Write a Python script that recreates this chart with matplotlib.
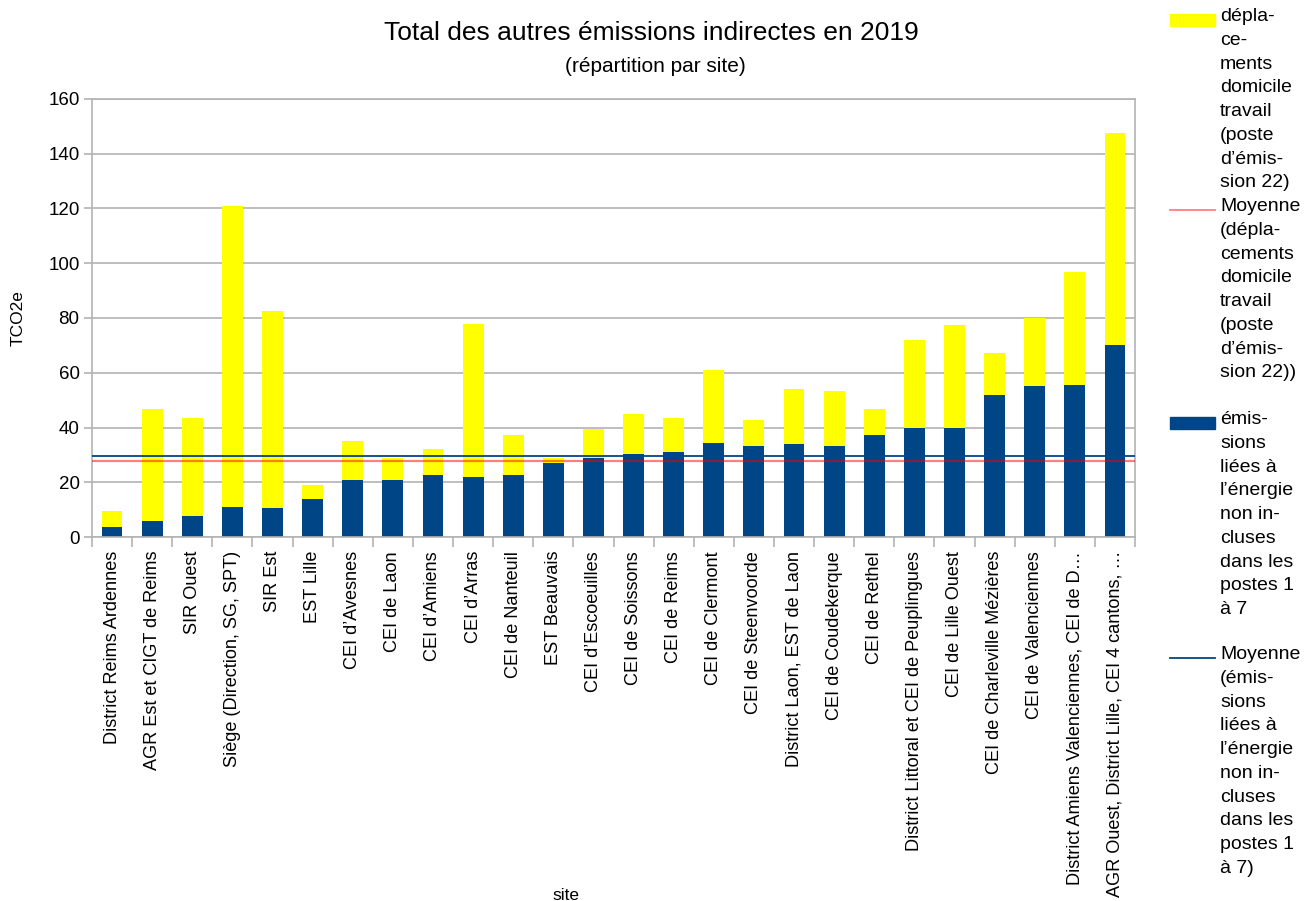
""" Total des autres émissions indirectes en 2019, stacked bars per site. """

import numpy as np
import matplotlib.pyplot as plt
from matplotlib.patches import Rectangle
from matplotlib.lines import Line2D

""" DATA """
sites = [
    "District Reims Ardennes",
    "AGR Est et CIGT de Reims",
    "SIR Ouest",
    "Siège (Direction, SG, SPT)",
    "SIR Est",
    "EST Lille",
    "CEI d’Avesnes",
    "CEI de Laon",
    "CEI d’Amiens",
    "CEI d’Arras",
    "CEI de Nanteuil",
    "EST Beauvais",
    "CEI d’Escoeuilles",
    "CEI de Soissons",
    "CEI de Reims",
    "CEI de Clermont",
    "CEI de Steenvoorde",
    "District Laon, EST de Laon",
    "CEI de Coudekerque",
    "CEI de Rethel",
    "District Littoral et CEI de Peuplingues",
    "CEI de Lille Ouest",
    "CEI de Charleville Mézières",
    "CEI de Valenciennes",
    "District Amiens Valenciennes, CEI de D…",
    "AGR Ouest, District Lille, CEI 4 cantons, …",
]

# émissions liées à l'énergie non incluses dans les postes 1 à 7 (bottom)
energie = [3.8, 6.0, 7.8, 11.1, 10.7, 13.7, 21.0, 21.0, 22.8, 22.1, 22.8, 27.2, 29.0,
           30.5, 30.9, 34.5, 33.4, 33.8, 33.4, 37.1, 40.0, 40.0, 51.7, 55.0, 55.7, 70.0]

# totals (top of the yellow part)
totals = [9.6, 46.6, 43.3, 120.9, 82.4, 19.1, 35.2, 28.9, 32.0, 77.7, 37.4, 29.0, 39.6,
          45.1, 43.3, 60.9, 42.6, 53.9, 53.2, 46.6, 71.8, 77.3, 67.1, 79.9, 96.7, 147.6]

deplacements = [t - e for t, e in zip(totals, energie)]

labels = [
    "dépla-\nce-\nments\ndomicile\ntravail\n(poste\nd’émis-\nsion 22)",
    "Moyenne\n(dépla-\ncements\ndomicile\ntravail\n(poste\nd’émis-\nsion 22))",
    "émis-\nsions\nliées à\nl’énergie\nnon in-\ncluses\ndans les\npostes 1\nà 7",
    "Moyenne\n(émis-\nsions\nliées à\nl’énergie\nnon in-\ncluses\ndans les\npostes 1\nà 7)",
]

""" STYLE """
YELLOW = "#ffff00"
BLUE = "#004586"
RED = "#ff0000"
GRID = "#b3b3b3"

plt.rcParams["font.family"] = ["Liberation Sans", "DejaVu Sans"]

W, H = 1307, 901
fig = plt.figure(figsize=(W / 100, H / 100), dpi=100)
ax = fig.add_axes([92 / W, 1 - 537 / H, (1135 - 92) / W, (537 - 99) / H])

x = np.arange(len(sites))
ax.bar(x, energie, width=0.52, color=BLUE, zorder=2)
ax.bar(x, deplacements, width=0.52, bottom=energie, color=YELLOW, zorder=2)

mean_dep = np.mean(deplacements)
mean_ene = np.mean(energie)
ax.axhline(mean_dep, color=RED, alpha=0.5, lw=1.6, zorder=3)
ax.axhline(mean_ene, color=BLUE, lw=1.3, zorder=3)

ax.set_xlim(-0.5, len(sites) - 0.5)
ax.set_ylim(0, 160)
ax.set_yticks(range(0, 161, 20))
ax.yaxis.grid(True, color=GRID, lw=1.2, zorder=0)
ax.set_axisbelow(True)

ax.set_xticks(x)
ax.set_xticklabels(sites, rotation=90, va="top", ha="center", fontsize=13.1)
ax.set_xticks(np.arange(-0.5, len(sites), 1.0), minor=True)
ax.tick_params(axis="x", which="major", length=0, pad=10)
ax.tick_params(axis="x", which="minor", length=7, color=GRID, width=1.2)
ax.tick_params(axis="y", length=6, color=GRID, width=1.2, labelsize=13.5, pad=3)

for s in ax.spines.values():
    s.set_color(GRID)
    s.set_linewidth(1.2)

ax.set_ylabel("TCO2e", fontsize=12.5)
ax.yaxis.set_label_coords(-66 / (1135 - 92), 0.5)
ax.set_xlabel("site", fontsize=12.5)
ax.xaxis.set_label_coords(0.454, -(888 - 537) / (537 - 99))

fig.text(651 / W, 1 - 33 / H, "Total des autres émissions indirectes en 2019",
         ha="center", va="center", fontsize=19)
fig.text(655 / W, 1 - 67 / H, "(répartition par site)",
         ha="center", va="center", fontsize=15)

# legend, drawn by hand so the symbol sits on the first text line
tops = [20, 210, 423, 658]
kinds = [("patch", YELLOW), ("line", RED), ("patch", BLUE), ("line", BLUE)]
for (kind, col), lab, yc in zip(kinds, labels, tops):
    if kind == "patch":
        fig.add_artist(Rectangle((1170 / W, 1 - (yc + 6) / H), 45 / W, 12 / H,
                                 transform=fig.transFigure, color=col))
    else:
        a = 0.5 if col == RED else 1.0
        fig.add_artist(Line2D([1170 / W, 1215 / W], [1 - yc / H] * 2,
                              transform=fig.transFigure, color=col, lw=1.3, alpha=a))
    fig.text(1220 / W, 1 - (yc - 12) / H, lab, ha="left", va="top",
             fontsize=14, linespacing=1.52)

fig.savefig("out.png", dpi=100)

====

▶ _Brief_: Please extract exactly the lines of the data, from the first through the line containing "from matplotlib.lines import Line2D", and add no pictures to the copy.

▶ _Written solution_:
Write a Python script that recreates this chart with matplotlib.
""" Total des autres émissions indirectes en 2019, stacked bars per site. """

import numpy as np
import matplotlib.pyplot as plt
from matplotlib.patches import Rectangle
from matplotlib.lines import Line2D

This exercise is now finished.